Data source: Social Security Administration.

Those thresholds stay the same even though Social Security benefits receive a cost-of-living adjustment every year.

And while regular income tax brackets are typically adjusted for inflation, the Social Security taxation rules don't factor in any adjustment. The result: More and more of your Social Security income becomes taxable each year, all else being equal.

While you might be able to do some careful planning to avoid paying too much in taxes on your Social Security, it's becoming harder and harder to stay below those thresholds and avoid missteps.

2. Delayed retirement credits

Most people know they can receive a higher Social Security check if they delay their benefits beyond their full retirement age. Indeed, you'll receive a two-thirds of 1% boost to your monthly check for each month you delay.

However, you won't receive any additional retirement credits beyond age 70, and that's not changing.

What makes that lack of a rule change extra painful is that the full retirement age is increasing. In 2024, people born in 1957 and 1958 will reach their full retirement age at 66 years and 6 months (for those born in 1957) or 66 years and 8 months (for those born in 1958). Full retirement age will continue to climb until 2027, when those born in 1960 will receive their full benefits at age 67.

A sheet labeled Social Security Benefits Application.

Image source: Getty Images.

The lack of a rule change for delayed retirement credits means the maximum additional benefit you can get for delaying is decreasing. While those born from 1943 to 1954 could receive up to 132% of their primary insurance amount by delaying until age 70, those born in 1960 or later will only be able to receive a maximum of 124% of their primary insurance amount.

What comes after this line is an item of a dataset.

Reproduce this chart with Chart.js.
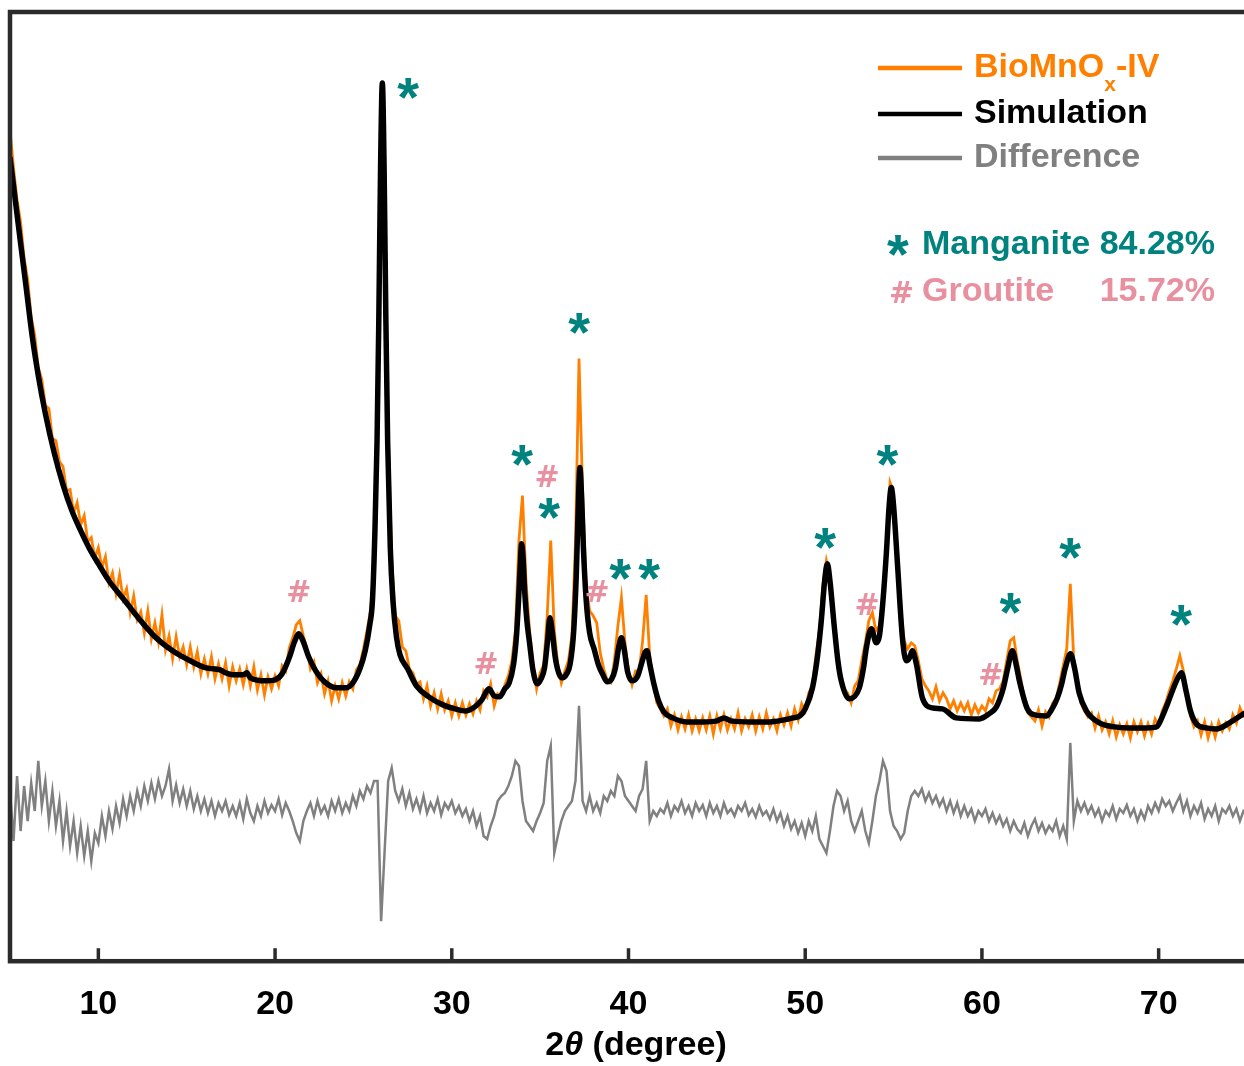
<!DOCTYPE html>
<html><head><meta charset="utf-8">
<script src="https://cdn.jsdelivr.net/npm/chart.js@4.4.1/dist/chart.umd.min.js"></script>
<style>html,body{margin:0;padding:0;background:#fff;overflow:hidden;width:1244px;height:1066px}canvas{display:block}</style>
</head><body>
<canvas id="c" width="1250" height="1066" style="width:1250px;height:1066px"></canvas>
<script>
// ---- data (2θ scan, intensity in arbitrary units) ----
const scanStart = 5, scanStep = 0.2;
const observed = [
830,792,760,738,702, 681,643,625,593,581, 555,552,522,520,499, 494,470,471,448,458, 436,445,419,423,403,
413,393,404,378,388, 367,386,362,372,348, 365,341,349,328,350, 322,338,319,346,311, 325,302,324,304,314,
296,314,294,309,287, 302,287,304,282,297, 282,298,275,294,280, 292,276,292,275,294, 271,286,266,284,272,
285,275,295,290,313, 323,336,340,325,312, 292,299,278,287,267, 280,260,275,262,278, 265,279,272,291,296,
312,330,350,392,560, 820,760,530,400,345, 340,314,310,292,288, 277,279,262,275,255, 268,252,267,251,260,
245,258,245,258,246, 257,247,260,251,270, 264,277,255,267,264, 276,285,300,330,420, 465,380,330,296,272,
288,296,345,420,330, 296,278,290,300,325, 420,602,470,375,350, 345,338,308,292,280, 278,300,335,363,318,
290,276,290,290,320, 366,305,282,258,252, 245,252,235,246,231, 244,232,246,230,242, 230,243,231,245,227,
245,232,246,231,242, 232,248,230,242,234, 246,230,244,232,248, 234,242,230,246,236, 248,235,252,241,257,
250,268,275,305,330, 375,400,385,350,312, 288,272,268,258,275, 280,300,318,340,348, 330,335,365,420,478,
468,410,352,320,312, 318,315,300,282,275, 270,262,274,260,268, 262,252,260,250,258, 250,258,246,256,248,
255,250,262,258,270, 272,280,300,320,323, 300,282,262,248,244, 240,251,235,249,244, 258,262,278,295,312,
377,300,280,258,250, 244,248,233,245,231, 239,227,240,224,236, 227,237,223,239,229, 239,225,237,227,242,
236,250,258,270,280, 292,305,290,268,245, 234,240,226,239,223, 236,224,239,230,238, 232,246,238,253,245,
248];
const difference = [
170,120,185,130,175, 140,178,150,200,155, 180,140,170,135,160, 120,150,115,140,108, 135,105,130,100,128,
118,145,125,150,132, 155,138,162,145,165, 150,170,155,175,160, 178,162,180,165,175, 192,160,176,158,172,
155,170,152,165,150, 162,148,160,145,158, 150,160,146,155,145, 158,142,162,148,140, 155,145,160,148,156,
150,162,146,158,150, 140,128,120,140,150, 158,145,160,148,155, 145,160,150,162,148, 158,150,165,155,170,
162,175,168,180,180, 40,110,180,193,170, 160,172,155,168,152, 162,150,165,148,158, 150,162,146,158,152,
160,148,155,145,152, 140,150,135,145,125, 122,135,145,160,165, 168,175,185,200,195, 160,140,135,130,140,
148,158,200,215,108, 125,140,150,155,160, 180,255,160,150,165, 150,158,148,165,160, 170,165,185,180,165,
160,155,150,165,172, 200,140,150,145,152, 148,158,145,155,150, 160,148,155,145,158, 150,156,145,158,148,
155,145,158,148,152, 145,155,150,158,146, 152,144,155,146,150, 142,152,140,148,135, 145,132,140,128,138,
125,140,130,145,122, 115,108,130,155,170, 165,150,160,140,130, 140,150,130,118,140, 165,180,200,190,150,
135,130,122,128,150, 165,170,165,172,160, 168,158,165,155,162, 150,160,148,158,145, 155,145,152,140,150,
145,152,140,148,138, 145,135,142,130,140, 132,128,138,125,135, 142,130,138,128,135, 130,140,125,135,122,
218,140,160,150,158, 148,155,145,152,140, 150,145,155,142,152, 148,156,145,152,140, 150,142,155,148,158,
150,162,155,160,150, 158,165,150,160,145, 155,148,158,142,152, 145,155,140,152,148, 155,145,152,140,150,
147];
const simTheta = [5.0,5.3,5.6,5.9,6.25,6.6,7.0,7.5,8.0,8.5,9.0,9.5,10.0,10.6,11.5,12.3,13.2,14.2,15.2,16.1,16.9,17.2,17.6,18.2,18.4,18.6,19.5,20.0,20.4,20.8,21.1,21.35,21.6,21.9,22.3,22.8,23.5,24.0,24.4,24.8,25.1,25.35,25.51,25.65,25.77,25.87,25.97,26.07,26.17,26.27,26.37,26.52,26.67,26.87,27.07,27.5,28.0,28.7,29.5,30.2,30.8,31.3,31.7,32.1,32.4,32.7,33.0,33.25,33.5,33.67,33.8,33.88,33.95,34.03,34.13,34.25,34.4,34.6,34.84,35.05,35.25,35.42,35.55,35.68,35.85,36.05,36.25,36.5,36.7,36.9,37.05,37.15,37.25,37.35,37.45,37.6,37.8,38.05,38.3,38.55,38.8,39.05,39.25,39.45,39.6,39.75,39.95,40.2,40.5,40.75,40.95,41.05,41.2,41.45,41.7,42.0,42.5,43.3,44.2,45.0,45.4,45.8,47.0,48.0,48.8,49.3,49.7,50.0,50.41,50.7,50.91,51.1,51.25,51.4,51.64,51.85,52.04,52.49,53.06,53.3,53.46,53.74,54.02,54.2,54.4,54.59,54.75,54.87,55.0,55.21,55.5,55.72,55.9,56.06,56.29,56.63,57.2,57.76,58.55,59.85,60.4,60.82,61.2,61.45,61.72,61.95,62.12,62.57,63.0,63.65,64.0,64.27,64.5,64.72,65.01,65.25,65.5,65.91,66.65,67.5,68.35,69.3,69.88,70.2,70.5,71.01,71.29,71.55,71.8,72.14,72.7,73.27,74.01,74.8,75.0];
const simCounts = [803,760,717,675,625,585,547,508,476,450,430,412,397,380,360,342,324,310,300,293,291,288,286,286,288,283,280,281,287,303,319,327,319,304,290,279,273,273,278,292,310,335,360,429,519,640,793,877,793,640,519,413,360,324,306,292,275,264,256,252,250,254,261,272,265,264,272,278,297,327,368,398,417,404,368,340,318,290,277,282,293,320,343,330,304,288,283,287,297,330,388,450,493,462,412,362,328,312,296,286,279,282,292,314,323,312,289,280,284,298,309,310,297,276,260,249,243,239,239,240,243,240,239,239,241,243,245,252,273,305,340,380,397,380,335,300,280,262,273,293,313,332,318,325,360,407,455,473,455,400,323,300,303,310,297,263,253,252,243,242,247,254,272,292,310,295,280,252,246,245,253,263,276,293,307,292,268,250,238,234,233,233,234,244,257,280,288,270,250,237,233,232,238,247,249];
const xTickValues = [10,20,30,40,50,60,70];
// phase reflection markers
const markerSymbol = ['*','#','#','*','#','*','*','#','*','*','*','#','*','#','*','*','*'];
const markerTheta  = [27.54,21.37,31.96,33.99,35.41,35.52,37.22,38.24,39.54,41.18,51.14,53.52,54.65,60.53,61.61,65.0,71.28];
const markerLevel  = [872,370,298,505,485,452,637,370,391,391,422,357,505,287,357,412,345];
const seriesNames = ['BioMnO_x-IV','Simulation','Difference'];
const phaseNames = ['Manganite','Groutite'];
const phaseShares = ['84.28%','15.72%'];
const phaseSymbols = ['*','#'];
const axisTitle = ['2','θ',' (degree)'];

const ORANGE = '#ff8000', BLACK = '#000000', GRAY = '#808080', TEAL = '#00827e', PINK = '#e8909f';
const FONT = "'Liberation Sans', Arial, Helvetica, sans-serif";
const STAR_FONT = 'bold 56px ' + FONT, HASH_FONT = "bold 30px 'DejaVu Sans', sans-serif", TXT_FONT = 'bold 34px ' + FONT;

const obsPts = observed.map((v,i)=>({x: +(scanStart + i*scanStep).toFixed(2), y: v}));
const diffPts = difference.map((v,i)=>({x: +(scanStart + i*scanStep).toFixed(2), y: v}));
const simPts = simTheta.map((t,i)=>({x: t, y: simCounts[i]}));

function drawGlyphCentered(ctx, s, cx, cy, font, color){
  ctx.font = font; ctx.fillStyle = color; ctx.textAlign = 'left'; ctx.textBaseline = 'alphabetic';
  const m = ctx.measureText(s);
  const w = m.actualBoundingBoxRight + m.actualBoundingBoxLeft;
  const x0 = cx - w/2 + m.actualBoundingBoxLeft;
  const y0 = cy + (m.actualBoundingBoxAscent - m.actualBoundingBoxDescent)/2;
  ctx.fillText(s, x0, y0);
}

const overlay = {
  id: 'overlay',
  afterDatasetsDraw(chart){
    const {ctx, chartArea: a, scales: {x, y}} = chart;
    ctx.save();
    // frame
    ctx.strokeStyle = '#2b2b2b'; ctx.lineWidth = 4.5;
    ctx.strokeRect(a.left, a.top, a.right - a.left, a.bottom - a.top);
    // inward ticks
    ctx.lineWidth = 3.5;
    xTickValues.forEach(v => { const px = x.getPixelForValue(v); ctx.beginPath(); ctx.moveTo(px, a.bottom); ctx.lineTo(px, a.bottom - 13); ctx.stroke(); });
    // markers
    markerSymbol.forEach((s,i) => {
      const star = s === '*';
      drawGlyphCentered(ctx, s, x.getPixelForValue(markerTheta[i]), y.getPixelForValue(markerLevel[i]),
        star ? STAR_FONT : HASH_FONT, star ? TEAL : PINK);
    });
    // legend
    const colors = [ORANGE, BLACK, GRAY];
    const rows = [68, 114, 158];
    seriesNames.forEach((n,i) => {
      ctx.strokeStyle = colors[i]; ctx.lineWidth = 4.5;
      ctx.beginPath(); ctx.moveTo(878, rows[i]); ctx.lineTo(962, rows[i]); ctx.stroke();
      ctx.fillStyle = colors[i]; ctx.textBaseline = 'middle'; ctx.textAlign = 'left';
      let xx = 974;
      const parts = n.split(/_(.)/);
      parts.forEach((p,k) => {
        if (k % 2 === 1) { ctx.font = 'bold 21px ' + FONT; ctx.fillText(p, xx, rows[i] + 17); }
        else { ctx.font = TXT_FONT; ctx.fillText(p, xx, rows[i]); }
        xx += ctx.measureText(p).width;
      });
    });
    const pRows = [245, 292], pCol = [TEAL, PINK];
    phaseNames.forEach((n,i) => {
      drawGlyphCentered(ctx, phaseSymbols[i], i === 0 ? 898 : 902, pRows[i], i === 0 ? STAR_FONT : HASH_FONT, pCol[i]);
      ctx.font = TXT_FONT; ctx.fillStyle = pCol[i]; ctx.textBaseline = 'middle';
      ctx.textAlign = 'left'; ctx.fillText(n, 922, pRows[i]);
      ctx.textAlign = 'right'; ctx.fillText(phaseShares[i], 1215, pRows[i]);
    });
    // axis title
    ctx.fillStyle = '#000'; ctx.textAlign = 'left'; ctx.textBaseline = 'middle';
    const fonts = [TXT_FONT, 'italic bold 34px ' + FONT, TXT_FONT];
    let tw = 0; axisTitle.forEach((p,k)=>{ ctx.font = fonts[k]; tw += ctx.measureText(p).width; });
    let tx = 636 - tw/2;
    axisTitle.forEach((p,k)=>{ ctx.font = fonts[k]; ctx.fillText(p, tx, 1046); tx += ctx.measureText(p).width; });
    ctx.restore();
  }
};

new Chart(document.getElementById('c'), {
  type: 'line',
  data: { datasets: [
    { label: 'Simulation', data: simPts, borderColor: BLACK, borderWidth: 5.5, pointRadius: 0, cubicInterpolationMode: 'monotone', fill: false },
    { label: 'BioMnOx-IV', data: obsPts, borderColor: ORANGE, borderWidth: 2.8, pointRadius: 0, tension: 0, fill: false },
    { label: 'Difference', data: diffPts, borderColor: GRAY, borderWidth: 2.5, pointRadius: 0, tension: 0, fill: false }
  ]},
  options: {
    responsive: false, animation: false, devicePixelRatio: 1,
    layout: { padding: { left: 10, top: 12, right: 3, bottom: 18 } },
    plugins: { legend: { display: false }, tooltip: { enabled: false } },
    scales: {
      x: { type: 'linear', min: 5, max: 75,
        afterBuildTicks: s => { s.ticks = xTickValues.map(v => ({ value: v })); },
        grid: { display: false, drawTicks: false }, border: { display: false },
        ticks: { padding: 23, color: '#000', font: { family: FONT, size: 34, weight: 'bold' }, maxRotation: 0, autoSkip: false }
      },
      y: { display: false, min: 0, max: 948 }
    }
  },
  plugins: [overlay]
});
</script>
</body></html>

That doesn't mean delaying until age 70 becomes less optimal as a strategy for claiming Social Security. Most retirees will maximize their savings by delaying benefits as long as possible. Unless you have reason to believe your life expectancy will be shorter than average, you should delay until you maximize your monthly benefit as long as you're financially capable.

Know the rules

Social Security is a cornerstone for most Americans' retirement plans. While you need to pay attention to all the annual changes, you also need to be aware of how the above two rules are impacted by those changes. For many, the above two rules could create a surprise when it comes time to claim benefits and pay taxes. But if you know the rules, you'll be able to plan and prepare your finances.